I love this for me and us.

This month, my invitations to you:
Slow down enough to ask, “What is actually needed?” Not what is expected. Not what is performative. What is needed: for you, the people you serve and the work?
Choose presence over productivity. Notice what is emerging right now. Honor what is alive. Let that shape your next step.
Lead with lineage & legacy in mind. Ask yourself: If my leadership were a story my people returned to years from now, what would I want it to teach them? Let that answer serve as a compass.
Practice trust… in spirit, timing, and the unseen work. Some things bloom slowly. Some frameworks take years to surface in community. Some ideas need silence before they speak. Honor this.

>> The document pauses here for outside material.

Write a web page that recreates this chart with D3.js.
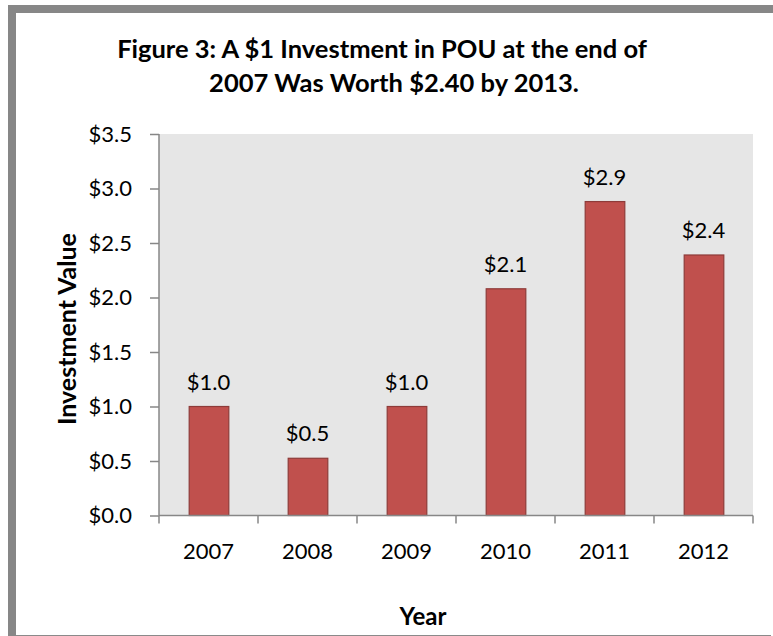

I am not behind. I am in rhythm, in flow, in alignment. Everything I am building — slowly, intentionally, spiritually — is already becoming.
Announcing: Lineage & Legacy Rememberings™

Liberated Love Notes' eldest cousin, Lineage & Legacy Rememberings... has officially entered the chat. And I am so excited to share it with you.
This season has reminded me, again and again, that our stories are currency, our elders are living archives, and our memories are portals into healing, belonging, and becoming.
The Lineage & Legacy Rememberings™ Deck was designed for exactly that.
A storytelling tool with song cues and reflective prompts for intergenerational connection. Includes 54 cards for family gatherings, community circles, and more.
It Happened: Leadership as a L.O.V.E. Practice Learning Lab

In November, I had the honor of convening a small circle of Black leaders for the first Leadership as a L.O.V.E. Practice Lab .
The Lab affirmed something I already sensed: Black leaders deserve — and require — spaces that affirm our brilliance, honor our values, and make room for the spiritual and emotional truths we carry.
It also affirmed that Leadership as a L.O.V.E. Practice is not simply a framework. It is a methodology. A way of leading that honors lineage, prioritizes collective well-being, and asks us to show up with clarity, courage, and care.
I am grateful to the leaders who entrusted the space and modeled what it means to practice love in community.